With a view to supporting an innovative, fast-paced, and productive business culture that always aims to be a step ahead, Borusan Group adopted Lean 6 Sigma methodology in 2002 as a part of institutional way of conducting business.

Lean 6 Sigma works with the authorized and assigned human resources listed below.

• Corporate Deployment Officer: In charge of the management of the program across the Holding.

• Company Deployment Officer: In charge of the management of the program in individual Group companies.

• Master Black Belt: Manages the deployment activities in Group companies.

• Black Belt: Full time project managers. They operate in their respective group companies.
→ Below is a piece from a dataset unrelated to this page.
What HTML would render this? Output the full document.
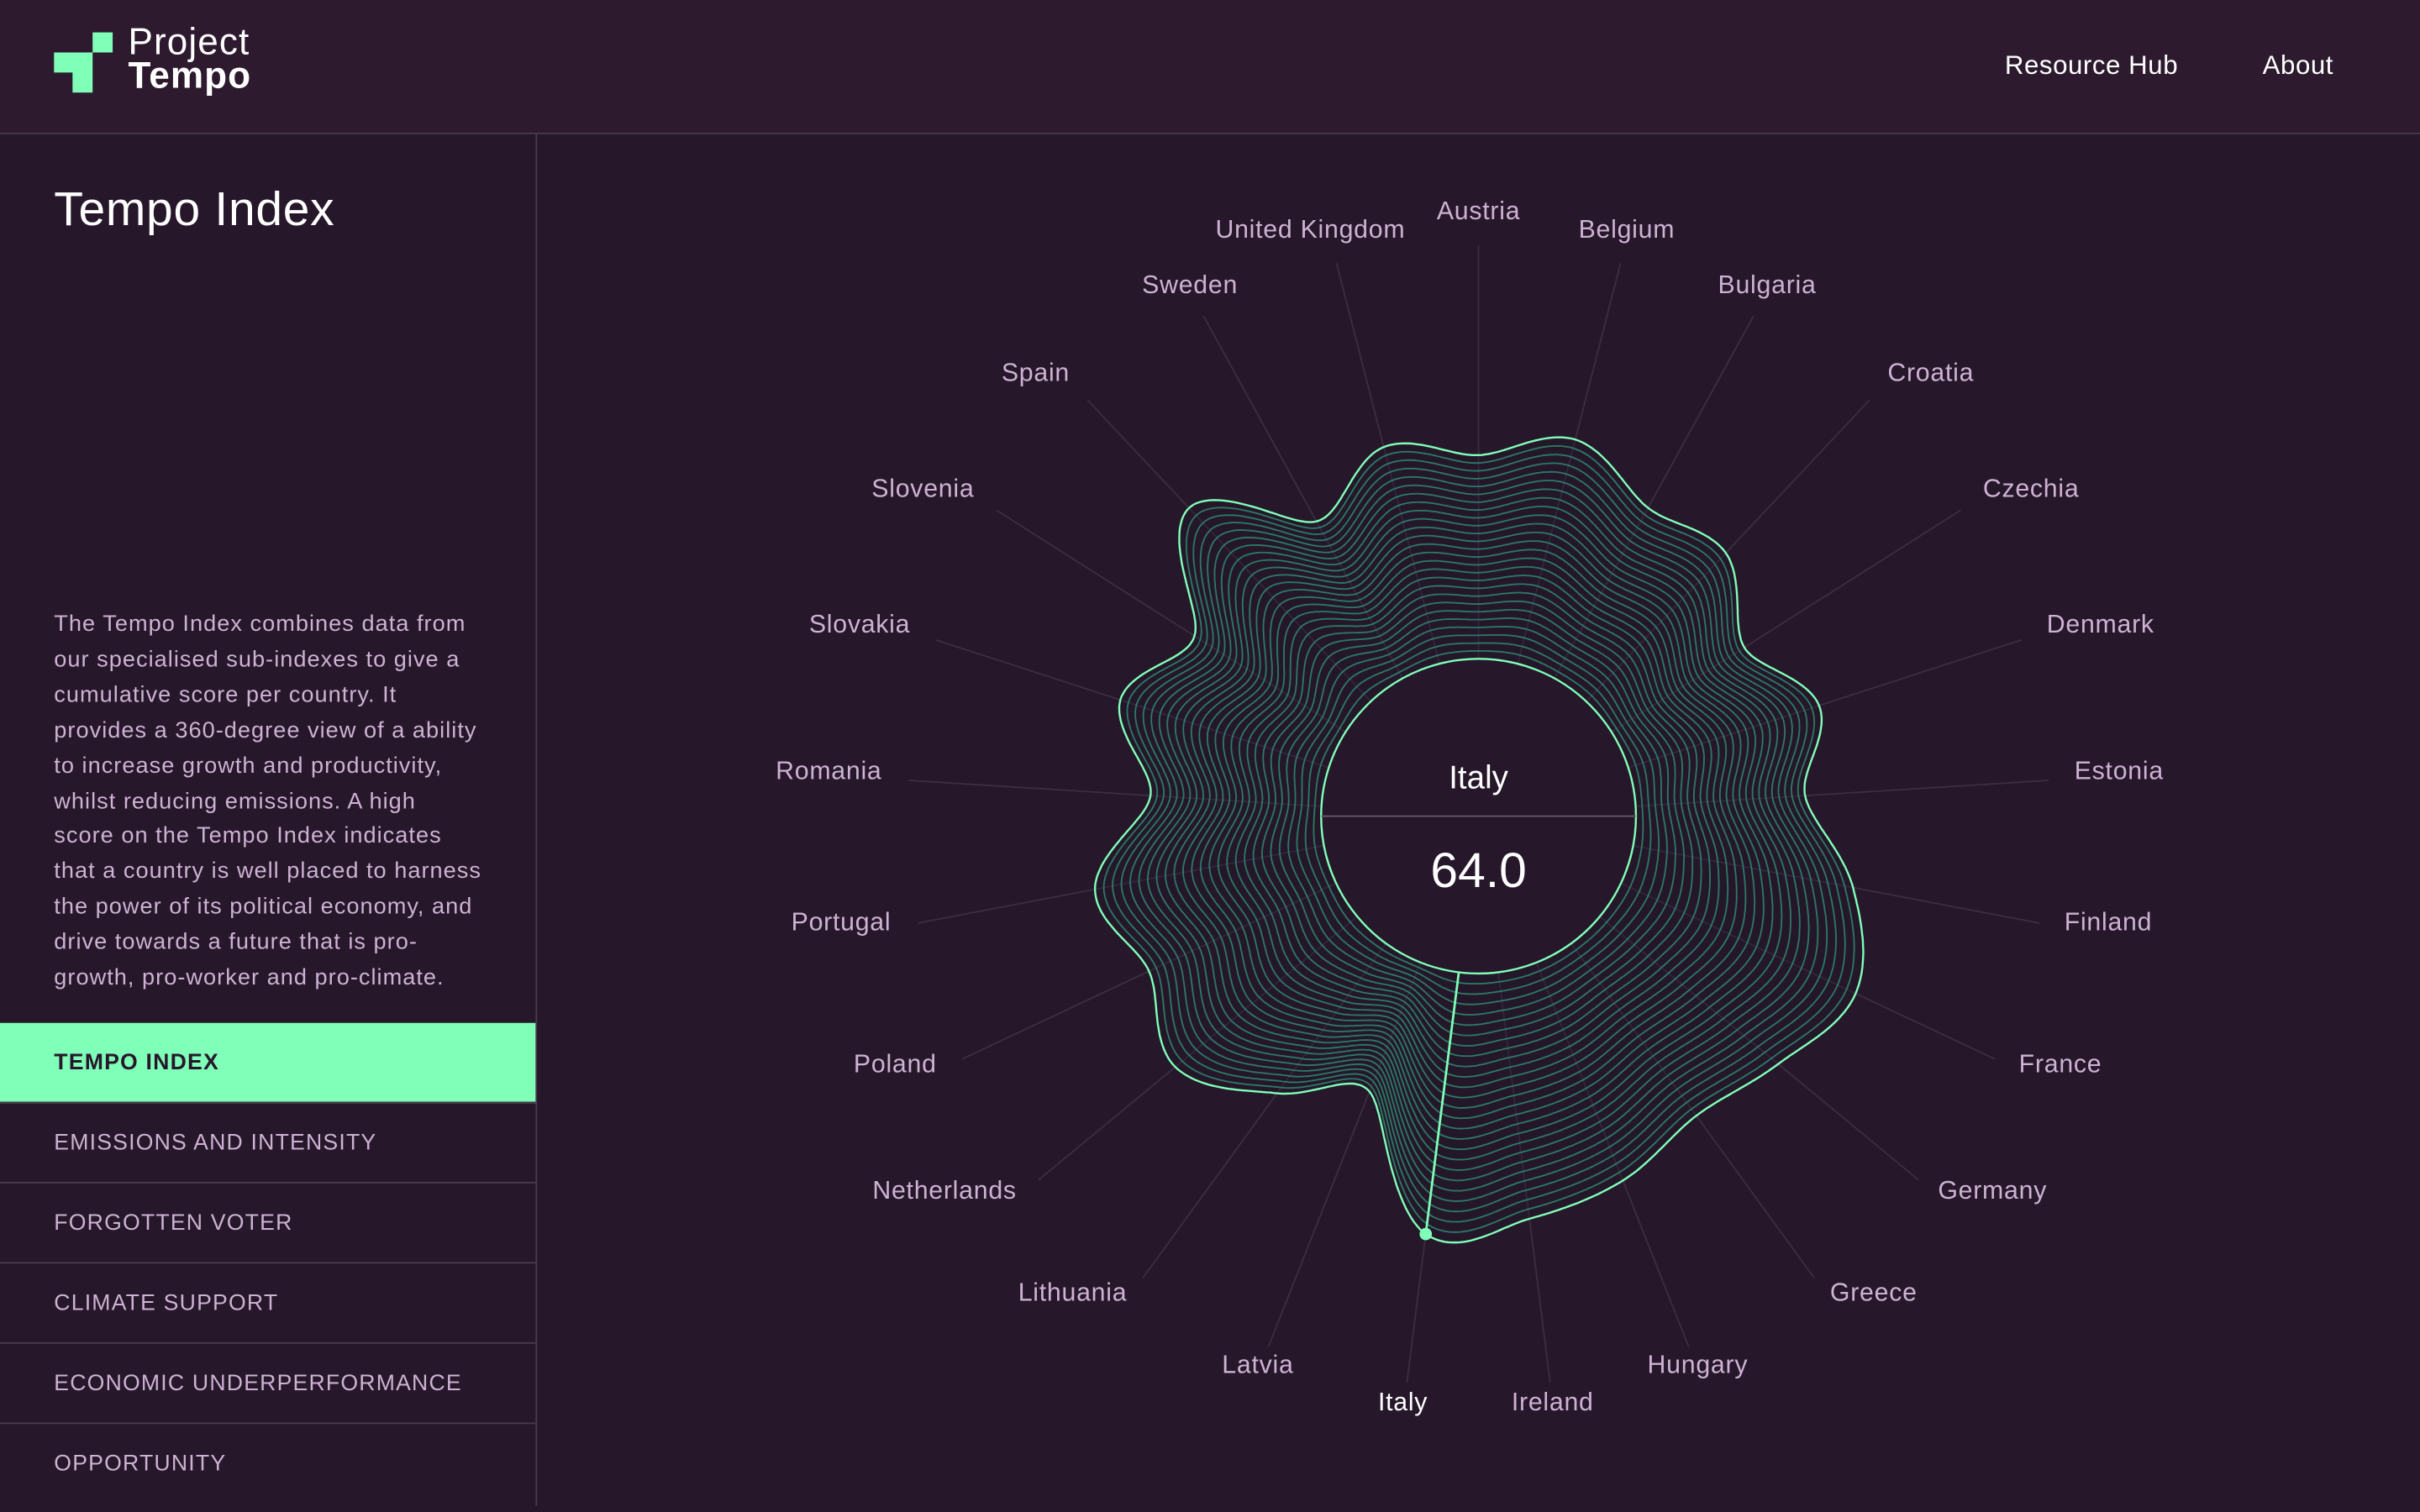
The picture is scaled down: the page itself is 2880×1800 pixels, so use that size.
<!DOCTYPE html>
<html><head><meta charset="utf-8">
<style>
html,body{margin:0;padding:0;background:#26172a;width:2880px;height:1800px;overflow:hidden}
#w{position:absolute;left:0;top:0;width:1568px;height:980px;transform:scale(1.836735);transform-origin:0 0;font-family:"Liberation Sans",sans-serif;background:#26172a}
#hd{position:absolute;left:0;top:0;width:1568px;height:86px;background:#2d1a2e;border-bottom:1px solid #4a3a4e}
.nav{position:absolute;top:33px;color:#fff;font-size:17px;letter-spacing:.3px}
#sb{position:absolute;left:0;top:87px;width:347px;height:889px;border-right:1px solid #4a3a4e}
h1{position:absolute;left:35px;top:118px;margin:0;font-weight:normal;color:#fff;font-size:31px;letter-spacing:.4px}
#p{position:absolute;left:35px;top:394px;width:310px;color:#cdb2d3;font-size:14.8px;line-height:22.9px;letter-spacing:.55px;white-space:nowrap}
.it{position:absolute;left:0;width:347px;height:51px;border-bottom:1px solid #4a3a4e;color:#cdb2d3;font-size:14.5px;line-height:52px;text-indent:35px;letter-spacing:.65px}
</style></head><body><div id="w">
<div id="hd">
<svg style="position:absolute;left:0;top:0" width="80" height="70"><rect x="60" y="21" width="13" height="13" fill="#80ffb8"/><rect x="35" y="34" width="25" height="13" fill="#80ffb8"/><rect x="47" y="46" width="13" height="14" fill="#80ffb8"/></svg>
<div style="position:absolute;left:83px;top:17px;color:#fff;font-size:24px;line-height:22px;letter-spacing:.6px">Project<br><b>Tempo</b></div>
<div class="nav" style="left:1299px">Resource Hub</div>
<div class="nav" style="left:1466px">About</div>
</div>
<div id="sb"></div>
<h1>Tempo Index</h1>
<div id="p">The Tempo Index combines data from<br>our specialised sub-indexes to give a<br>cumulative score per country. It<br>provides a 360-degree view of a ability<br>to increase growth and productivity,<br>whilst reducing emissions. A high<br>score on the Tempo Index indicates<br>that a country is well placed to harness<br>the power of its political economy, and<br>drive towards a future that is pro-<br>growth, pro-worker and pro-climate.</div>
<div class="it" style="top:663px;background:#80ffb8;color:#26172a;font-weight:bold">TEMPO INDEX</div>
<div class="it" style="top:715px">EMISSIONS AND INTENSITY</div>
<div class="it" style="top:767px">FORGOTTEN VOTER</div>
<div class="it" style="top:819px">CLIMATE SUPPORT</div>
<div class="it" style="top:871px">ECONOMIC UNDERPERFORMANCE</div>
<div class="it" style="top:923px;border-bottom:none">OPPORTUNITY</div>
<svg id="ch" style="position:absolute;left:0;top:0" width="1568" height="980"></svg>
</div>
<script>
var names=["Austria","Belgium","Bulgaria","Croatia","Czechia","Denmark","Estonia","Finland","France","Germany","Greece","Hungary","Ireland","Italy","Latvia","Lithuania","Netherlands","Poland","Portugal","Romania","Slovakia","Slovenia","Spain","Sweden","United Kingdom"];
var R=[234,252,228,234,204,232,212,247,270,252,240,254,263,273,192,222,255,236,253,213,244,218,274,218,247];
var lp=[[958,136],[1054,148],[1145,184],[1251,241],[1316,316],[1361,404],[1373,499],[1366,597],[1335,689],[1291,771],[1214,837],[1100,884],[1006,908],[909,908],[815,884],[695,837],[612,771],[580,689],[545,597],[537,499],[557,404],[598,316],[671,241],[771,184],[849,148]];
var cx=958,cy=529,ri=102,n=25,s=document.getElementById('ch'),o='';
function rad(t){var f=t/(2*Math.PI)*n;f=((f%n)+n)%n;var i=Math.floor(f),u=f-i;var p0=R[(i-1+n)%n],p1=R[i],p2=R[(i+1)%n],p3=R[(i+2)%n];
return 0.5*((2*p1)+(-p0+p2)*u+(2*p0-5*p1+4*p2-p3)*u*u+(-p0+3*p1-3*p2+p3)*u*u*u);}
function pt(t,r){return [cx+r*Math.sin(t),cy-r*Math.cos(t)];}
for(var i=0;i<n;i++){var t=i*2*Math.PI/n,a=pt(t,0),b=pt(t,370);o+='<line x1="'+a[0]+'" y1="'+a[1]+'" x2="'+b[0].toFixed(1)+'" y2="'+b[1].toFixed(1)+'" stroke="#3b2d43" stroke-width="1"/>';
o+='<text x="'+lp[i][0]+'" y="'+(lp[i][1]+6)+'" text-anchor="middle" font-size="16.5" letter-spacing=".4" fill="'+(i==13?'#fff':'#cdb2d3')+'">'+names[i]+'</text>';}
var N=26;
for(var k=N;k>=1;k--){var d='';for(var j=0;j<=720;j++){var t=j/720*2*Math.PI,r=ri+(rad(t)-ri)*k/N,p=pt(t,r);d+=(j?'L':'M')+p[0].toFixed(1)+' '+p[1].toFixed(1);}
if(k==N)o+='<path d="'+d+'Z" fill="#26172a" fill-opacity="0.35" stroke="#80ffb8" stroke-width="1.3"/>';else o+='<path d="'+d+'Z" fill="none" stroke="#2f9a7a" stroke-opacity="0.75" stroke-width="1"/>';}
o+='<circle cx="'+cx+'" cy="'+cy+'" r="'+ri+'" fill="#26172a" stroke="#80ffb8" stroke-width="1.3"/>';
o+='<line x1="'+(cx-ri)+'" y1="'+cy+'" x2="'+(cx+ri)+'" y2="'+cy+'" stroke="#6a5a70" stroke-width="1"/>';
var ti=13*2*Math.PI/n,a=pt(ti,ri),b=pt(ti,R[13]);
o+='<line x1="'+a[0]+'" y1="'+a[1]+'" x2="'+b[0]+'" y2="'+b[1]+'" stroke="#80ffb8" stroke-width="1.5"/><circle cx="'+b[0]+'" cy="'+b[1]+'" r="4" fill="#80ffb8"/>';
o+='<text x="958" y="511" text-anchor="middle" font-size="21" fill="#fff">Italy</text><text x="958" y="575" text-anchor="middle" font-size="32" fill="#fff">64.0</text>';
s.innerHTML=o;
</script>
</body></html>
• Master Green Belt: Part-time project managers.

• Green Belt: Employees with the competence required to take part in the project team.
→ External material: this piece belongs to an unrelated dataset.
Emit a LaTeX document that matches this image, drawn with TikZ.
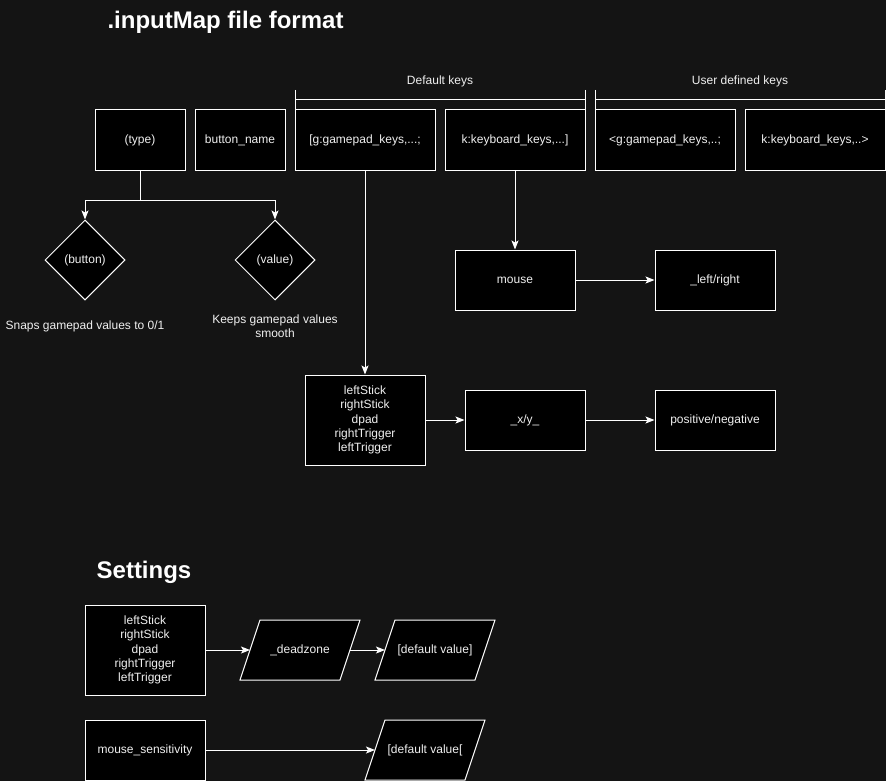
\documentclass[tikz,border=0pt]{standalone}
\usepackage{fontspec}
\setmainfont{Liberation Sans}
\usetikzlibrary{arrows.meta}
\usetikzlibrary{shapes.geometric}

\definecolor{canvas}{RGB}{20,20,20}
\definecolor{ink}{RGB}{240,240,240}

\tikzset{
  box/.style={draw=white, fill=black, text=ink, line width=1pt, minimum width=90pt, minimum height=60pt,
    inner sep=2pt, align=center, font=\fontsize{12}{14.4}\selectfont},
  keybox/.style={box, minimum width=140pt},
  widebox/.style={box, minimum width=120pt},
  listbox/.style={box, minimum width=120pt, minimum height=90pt},
  choice/.style={box, diamond, minimum width=80pt, minimum height=80pt, aspect=1, inner sep=0pt},
  valuebox/.style={text=ink, minimum width=100pt, minimum height=60pt, inner sep=0pt, outer sep=0pt,
    font=\fontsize{12}{14.4}\selectfont},
  frame/.style={draw=white, fill=black, line width=1pt},
  note/.style={text=ink, align=center, font=\fontsize{12}{14.4}\selectfont},
  heading/.style={text=white, font=\fontsize{24}{28}\selectfont\bfseries},
  link/.style={draw=white, line width=1pt, ->},
}

% slanted box for a value, frame first and then the named node on top
\newcommand\valuenode[3]{%
  \draw[frame] (#2) ++(-60,30) -- ++(20,-60) -- ++(100,0) -- ++(-20,60) -- cycle;
  \node[valuebox] (#1) at (#2) {#3};
}

\begin{document}
\begin{tikzpicture}[x=1pt, y=-1pt, >={Stealth[length=9pt,width=7pt,inset=2pt]}]
  \fill[canvas] (0,0) rectangle (886,781);
  \useasboundingbox (0,0) rectangle (886,781);

  \node[heading] (title) at (225.5,22) {.inputMap file format};

  % one line of the file
  \node[box] (typ) at (140,140) {(type)};
  \node[box] (bname) at (240,140) {button\_name};
  \node[keybox] (gpad) at (365,140) {[g:gamepad\_keys,...;};
  \node[keybox] (kbd) at (515,140) {k:keyboard\_keys,...]};
  \node[keybox] (ugpad) at (665,140) {<g:gamepad\_keys,..;};
  \node[keybox] (ukbd) at (815,140) {k:keyboard\_keys,..>};

  \node[note] (deflabel) at (440,81) {Default keys};
  \node[note] (userlabel) at (740,81) {User defined keys};
  \foreach \a/\b in {295/585, 595/885} {
    \draw[white, line width=1pt] (\a,90) -- (\a,110) (\b,90) -- (\b,110) (\a,100) -- (\b,100);
  }

  % type choices
  \node[choice] (bsel) at (85,260) {(button)};
  \node[choice] (vsel) at (275,260) {(value)};
  \node[note] (bnote) at (85,326.5) {Snaps gamepad values to 0/1};
  \node[note] (vnote) at (275,326) {Keeps gamepad values\\smooth};

  % gamepad and mouse keys
  \node[listbox] (sticks) at (365,420) {leftStick\\rightStick\\dpad\\rightTrigger\\leftTrigger};
  \node[widebox] (xy) at (525,420) {\_x/y\_};
  \node[widebox] (pn) at (715,420) {positive/negative};
  \node[widebox] (mouse) at (515,280) {mouse};
  \node[widebox] (lr) at (715,280) {\_left/right};

  \coordinate (fork) at (140,200);
  \draw[white, line width=1pt] (typ) -- (fork);
  \draw[link] (fork) -| (bsel);
  \draw[link] (fork) -| (vsel);
  \draw[link] (gpad) -- (sticks);
  \draw[link] (kbd) -- (mouse);
  \draw[link] (mouse) -- (lr);
  \draw[link] (sticks) -- (xy);
  \draw[link] (xy) -- (pn);

  % settings
  \node[heading] (settitle) at (144,572) {Settings};
  \node[listbox] (sticks2) at (145,650) {leftStick\\rightStick\\dpad\\rightTrigger\\leftTrigger};
  \valuenode{dz}{300,650}{\_deadzone}
  \valuenode{dflt1}{435,650}{[default value]}
  \node[widebox] (msens) at (145,750) {mouse\_sensitivity};
  \valuenode{dflt2}{425,750}{[default value[}

  \draw[link] (sticks2) -- (dz);
  \draw[link] (dz) -- (dflt1);
  \draw[link] (msens) -- (dflt2);
\end{tikzpicture}
\end{document}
• Project Sponsor: A person that provides all-round support in the execution of a project.

• Process Owner: A person that implements project solutions in the business unit under his/her charge.
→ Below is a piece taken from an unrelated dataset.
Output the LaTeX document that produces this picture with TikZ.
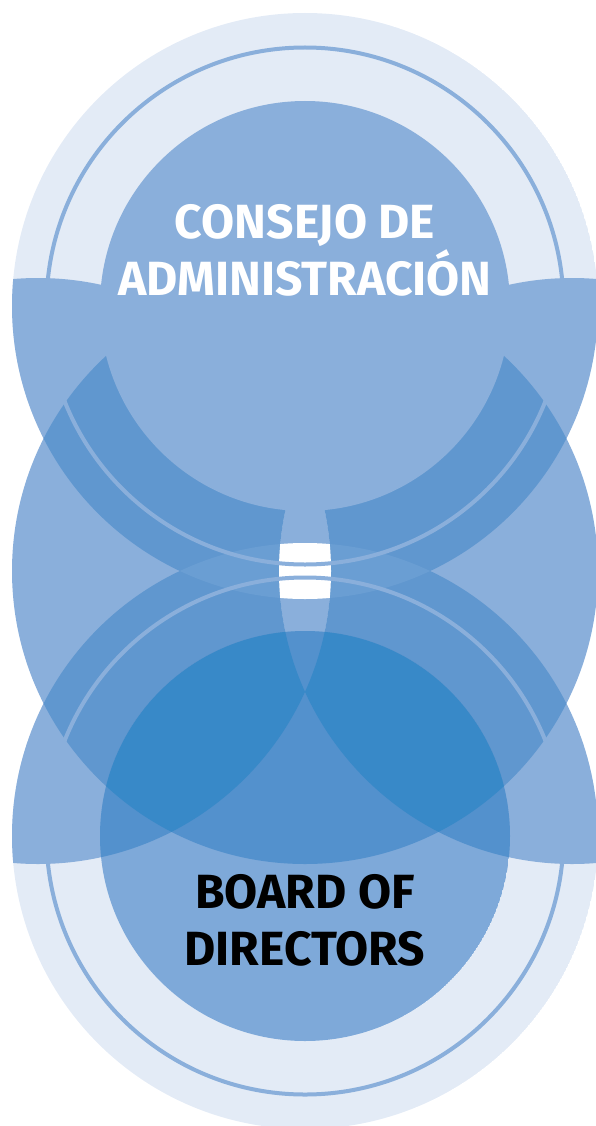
\documentclass[tikz,border=0pt]{standalone}
\usepackage{fontspec}
\setmainfont{Fira Sans}
\usepackage{tikz}

\definecolor{pale}{HTML}{E3EBF6}
\definecolor{medium}{HTML}{8AAFDB}
\definecolor{dark}{HTML}{6097CF}
\definecolor{lens}{HTML}{6A9ED3}
\definecolor{board}{HTML}{7EA9D9}
\definecolor{boardmid}{HTML}{5391CD}
\definecolor{boarddeep}{HTML}{3889C8}

\newcommand{\outerR}{293pt}
\newcommand{\ringR}{258.5pt}
\newcommand{\innerR}{205pt}
% the two side circles and the two halo circles
\newcommand{\petals}{(leftc) circle[radius=\outerR] (rightc) circle[radius=\outerR]}
\newcommand{\halos}{(topc) circle[radius=\outerR] (botc) circle[radius=\outerR]}

\begin{document}
\begin{tikzpicture}[x=1pt, y=-1pt]
\tikzstyle{ring} = [draw=medium, line width=4pt]
\tikzstyle{toptext} = [text=white, align=center, font=\fontsize{48}{57}\selectfont\bfseries]
\tikzstyle{bottext} = [text=black, align=center, font=\fontsize{48}{57}\selectfont\bfseries]
\useasboundingbox (0,0) rectangle (596,1126);
\coordinate (topc) at (305,306);
\coordinate (midc) at (305,571);
\coordinate (botc) at (305,836);
\coordinate (leftc) at (38,571);
\coordinate (rightc) at (572,571);
% outline
\begin{scope}
\clip (topc) circle[radius=\outerR] (midc) circle[radius=\outerR] (botc) circle[radius=\outerR];
\fill[pale] \halos;
\fill[medium, even odd rule] \petals;
\begin{scope}
\clip (midc) circle[radius=\outerR];
\clip (leftc) circle[radius=\outerR];
\clip (rightc) circle[radius=\outerR];
\fill[medium] \halos;
\end{scope}
\begin{scope}
\clip (midc) circle[radius=\outerR];
\clip \halos;
\fill[dark, even odd rule] \petals;
\end{scope}
% lens between the halos
\begin{scope}
\clip (topc) circle[radius=\outerR];
\clip (botc) circle[radius=\outerR];
\fill[lens, even odd rule] \petals;
\clip (leftc) circle[radius=\outerR];
\clip (rightc) circle[radius=\outerR];
\fill[white] (0,0) rectangle (596,1126);
\end{scope}
\end{scope}
\foreach \c in {topc, botc}
\draw[ring] (\c) circle[radius=\ringR];
% discs
\fill[medium] (topc) circle[radius=\innerR];
\begin{scope}
\clip (botc) circle[radius=\innerR];
\fill[board] (botc) circle[radius=\innerR];
\fill[boardmid] (midc) circle[radius=\outerR];
\fill[boardmid, even odd rule] \petals;
\clip (midc) circle[radius=\outerR];
\fill[boarddeep, even odd rule] \petals;
\end{scope}
\node[toptext] (consejo) at (305,250) {CONSEJO DE\\ADMINISTRACIÓN};
\node[bottext] (board) at (305,920) {BOARD OF\\DIRECTORS};
\end{tikzpicture}
\end{document}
• Financial Representative: In charge of the financial projections for a project.

• IT Representative: In charge of the implementation of the IT solutions of a project.

As such, as a discipline that completely changes and transforms the ways of doing business, Lean 6 Sigma enjoys a very distinctive place among other methodologies within Borusan culture.

To this end, Lean 6 Sigma adopts “continuous improvement” and “customer satisfaction” approaches, which underlie the total quality management approach always incorporated into Borusan Pipe’s way of doing business, to maintain its operations.


Lean 6 Sigma is considered within the framework of Borusan Pipe’s motto DAIMA Y6S, which stands for the first letters of Supportive, Meaningful, Engaged, Customer Facing, In the Moment in Turkish. Each letter represents a specific value proposition brought to the organization by the Lean 6 Sigma methodology. DAİMA Y6S is our basic deployment approach, which we turned into a catchy slogan in order to explain to all layers of the organization that the Lean 6 Sigma methodology is addressed and implemented with a lean approach.

From 2002 until the end of 2017, using the Lean 6 Sigma methodology, Borusan Pipe listened to the voice of its customers and implemented 200 Black Belt, 477 Master Green Belt projects that further improved quality and service approach in order to improve processes so as to meet critical customer expectations. The total return gained from these projects during the year that followed the end of each project was projected as USD32.8 million.

Lean 6 Sigma Roadmaps

At Borusan Pipe, Lean 6 Sigma projects are launched using 4 different roadmaps depending on the needs;

DMAIC (Define, Measure, Analyze, Improve, Control) roadmap is used to improve the existing processes.

DMEDI (Define, Measure, Explore, Develop, Implement) roadmap is used to create a new product and process.

Lean (Value Flow) roadmap is used to prevent the 8 wastes (non-utilized talent, defects, excess inventory, over production, waiting time, extra motion, unnecessary transportation, extra processing) and increase the ratio of high value-added activities.

Kaizen roadmap is a way of project creation that aims to resolve in a short period of time topics with relatively narrower scopes using a more compact approach.

Borusan Pipe continues to implement the Lean 6 Sigma methodology in order to cut down the costs and error rate in business processes, boost productivity, and constantly increase customer satisfaction with continuous improvements and to generate value for all of its stakeholders.